| What is asked |
Reproduce the material exactly, omitting nothing.

## Start

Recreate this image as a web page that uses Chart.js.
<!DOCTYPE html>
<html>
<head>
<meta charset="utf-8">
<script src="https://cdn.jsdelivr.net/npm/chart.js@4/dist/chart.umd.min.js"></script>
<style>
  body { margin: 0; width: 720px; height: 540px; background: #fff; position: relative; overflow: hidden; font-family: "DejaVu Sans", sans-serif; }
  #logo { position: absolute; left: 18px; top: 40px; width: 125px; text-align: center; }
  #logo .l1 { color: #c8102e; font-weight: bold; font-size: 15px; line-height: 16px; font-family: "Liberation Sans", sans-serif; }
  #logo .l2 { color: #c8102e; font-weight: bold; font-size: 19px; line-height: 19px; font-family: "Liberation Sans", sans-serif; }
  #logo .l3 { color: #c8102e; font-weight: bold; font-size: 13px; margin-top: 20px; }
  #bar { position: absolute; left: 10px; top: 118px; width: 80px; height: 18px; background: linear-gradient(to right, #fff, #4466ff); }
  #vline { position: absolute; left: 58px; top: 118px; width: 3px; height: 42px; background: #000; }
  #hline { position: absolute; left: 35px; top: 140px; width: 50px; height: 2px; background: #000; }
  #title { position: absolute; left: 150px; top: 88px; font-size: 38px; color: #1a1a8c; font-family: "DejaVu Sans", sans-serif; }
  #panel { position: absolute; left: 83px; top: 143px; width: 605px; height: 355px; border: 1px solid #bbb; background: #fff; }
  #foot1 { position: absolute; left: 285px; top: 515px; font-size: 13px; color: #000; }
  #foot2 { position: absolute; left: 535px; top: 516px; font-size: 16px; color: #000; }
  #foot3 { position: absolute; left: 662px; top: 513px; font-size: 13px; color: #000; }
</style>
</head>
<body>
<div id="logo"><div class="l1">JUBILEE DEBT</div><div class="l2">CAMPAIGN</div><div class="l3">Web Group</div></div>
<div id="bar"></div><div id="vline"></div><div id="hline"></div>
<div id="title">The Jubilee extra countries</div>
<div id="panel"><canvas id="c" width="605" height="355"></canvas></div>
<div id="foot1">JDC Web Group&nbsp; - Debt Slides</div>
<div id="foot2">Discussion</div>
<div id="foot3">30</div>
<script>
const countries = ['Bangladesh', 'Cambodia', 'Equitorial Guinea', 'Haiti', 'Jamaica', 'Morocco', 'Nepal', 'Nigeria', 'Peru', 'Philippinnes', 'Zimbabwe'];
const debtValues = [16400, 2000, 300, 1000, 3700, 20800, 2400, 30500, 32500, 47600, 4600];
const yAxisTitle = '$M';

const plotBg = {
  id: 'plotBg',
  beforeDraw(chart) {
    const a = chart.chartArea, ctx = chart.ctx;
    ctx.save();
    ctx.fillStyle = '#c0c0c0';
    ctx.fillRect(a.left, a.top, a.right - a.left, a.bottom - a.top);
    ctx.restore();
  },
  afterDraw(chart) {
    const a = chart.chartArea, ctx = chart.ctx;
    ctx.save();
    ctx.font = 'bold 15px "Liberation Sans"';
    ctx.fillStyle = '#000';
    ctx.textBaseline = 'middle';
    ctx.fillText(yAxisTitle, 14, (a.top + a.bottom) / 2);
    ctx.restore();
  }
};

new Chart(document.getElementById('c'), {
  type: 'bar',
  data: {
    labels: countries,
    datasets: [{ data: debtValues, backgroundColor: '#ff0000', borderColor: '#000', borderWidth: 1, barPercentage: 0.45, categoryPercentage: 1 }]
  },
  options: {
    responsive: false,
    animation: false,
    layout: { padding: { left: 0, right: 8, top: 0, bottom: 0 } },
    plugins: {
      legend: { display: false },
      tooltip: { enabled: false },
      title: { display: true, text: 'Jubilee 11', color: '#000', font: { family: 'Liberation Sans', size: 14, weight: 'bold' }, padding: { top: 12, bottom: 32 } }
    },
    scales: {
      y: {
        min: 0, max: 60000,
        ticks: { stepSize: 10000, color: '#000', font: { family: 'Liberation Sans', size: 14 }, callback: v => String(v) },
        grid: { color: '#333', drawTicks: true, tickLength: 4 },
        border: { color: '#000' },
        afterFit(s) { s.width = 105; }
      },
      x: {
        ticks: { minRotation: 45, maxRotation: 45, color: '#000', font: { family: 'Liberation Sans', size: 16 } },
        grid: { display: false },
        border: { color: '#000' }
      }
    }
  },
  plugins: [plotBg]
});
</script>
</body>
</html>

## End

| The output |
Recreate this image as a web page that uses Chart.js.
<!DOCTYPE html>
<html>
<head>
<meta charset="utf-8">
<script src="https://cdn.jsdelivr.net/npm/chart.js@4/dist/chart.umd.min.js"></script>
<style>
  body { margin: 0; width: 720px; height: 540px; background: #fff; position: relative; overflow: hidden; font-family: "DejaVu Sans", sans-serif; }
  #logo { position: absolute; left: 18px; top: 40px; width: 125px; text-align: center; }
  #logo .l1 { color: #c8102e; font-weight: bold; font-size: 15px; line-height: 16px; font-family: "Liberation Sans", sans-serif; }
  #logo .l2 { color: #c8102e; font-weight: bold; font-size: 19px; line-height: 19px; font-family: "Liberation Sans", sans-serif; }
  #logo .l3 { color: #c8102e; font-weight: bold; font-size: 13px; margin-top: 20px; }
  #bar { position: absolute; left: 10px; top: 118px; width: 80px; height: 18px; background: linear-gradient(to right, #fff, #4466ff); }
  #vline { position: absolute; left: 58px; top: 118px; width: 3px; height: 42px; background: #000; }
  #hline { position: absolute; left: 35px; top: 140px; width: 50px; height: 2px; background: #000; }
  #title { position: absolute; left: 150px; top: 88px; font-size: 38px; color: #1a1a8c; font-family: "DejaVu Sans", sans-serif; }
  #panel { position: absolute; left: 83px; top: 143px; width: 605px; height: 355px; border: 1px solid #bbb; background: #fff; }
  #foot1 { position: absolute; left: 285px; top: 515px; font-size: 13px; color: #000; }
  #foot2 { position: absolute; left: 535px; top: 516px; font-size: 16px; color: #000; }
  #foot3 { position: absolute; left: 662px; top: 513px; font-size: 13px; color: #000; }
</style>
</head>
<body>
<div id="logo"><div class="l1">JUBILEE DEBT</div><div class="l2">CAMPAIGN</div><div class="l3">Web Group</div></div>
<div id="bar"></div><div id="vline"></div><div id="hline"></div>
<div id="title">The Jubilee extra countries</div>
<div id="panel"><canvas id="c" width="605" height="355"></canvas></div>
<div id="foot1">JDC Web Group&nbsp; - Debt Slides</div>
<div id="foot2">Discussion</div>
<div id="foot3">30</div>
<script>
const countries = ['Bangladesh', 'Cambodia', 'Equitorial Guinea', 'Haiti', 'Jamaica', 'Morocco', 'Nepal', 'Nigeria', 'Peru', 'Philippinnes', 'Zimbabwe'];
const debtValues = [16400, 2000, 300, 1000, 3700, 20800, 2400, 30500, 32500, 47600, 4600];
const yAxisTitle = '$M';

const plotBg = {
  id: 'plotBg',
  beforeDraw(chart) {
    const a = chart.chartArea, ctx = chart.ctx;
    ctx.save();
    ctx.fillStyle = '#c0c0c0';
    ctx.fillRect(a.left, a.top, a.right - a.left, a.bottom - a.top);
    ctx.restore();
  },
  afterDraw(chart) {
    const a = chart.chartArea, ctx = chart.ctx;
    ctx.save();
    ctx.font = 'bold 15px "Liberation Sans"';
    ctx.fillStyle = '#000';
    ctx.textBaseline = 'middle';
    ctx.fillText(yAxisTitle, 14, (a.top + a.bottom) / 2);
    ctx.restore();
  }
};

new Chart(document.getElementById('c'), {
  type: 'bar',
  data: {
    labels: countries,
    datasets: [{ data: debtValues, backgroundColor: '#ff0000', borderColor: '#000', borderWidth: 1, barPercentage: 0.45, categoryPercentage: 1 }]
  },
  options: {
    responsive: false,
    animation: false,
    layout: { padding: { left: 0, right: 8, top: 0, bottom: 0 } },
    plugins: {
      legend: { display: false },
      tooltip: { enabled: false },
      title: { display: true, text: 'Jubilee 11', color: '#000', font: { family: 'Liberation Sans', size: 14, weight: 'bold' }, padding: { top: 12, bottom: 32 } }
    },
    scales: {
      y: {
        min: 0, max: 60000,
        ticks: { stepSize: 10000, color: '#000', font: { family: 'Liberation Sans', size: 14 }, callback: v => String(v) },
        grid: { color: '#333', drawTicks: true, tickLength: 4 },
        border: { color: '#000' },
        afterFit(s) { s.width = 105; }
      },
      x: {
        ticks: { minRotation: 45, maxRotation: 45, color: '#000', font: { family: 'Liberation Sans', size: 16 } },
        grid: { display: false },
        border: { color: '#000' }
      }
    }
  },
  plugins: [plotBg]
});
</script>
</body>
</html>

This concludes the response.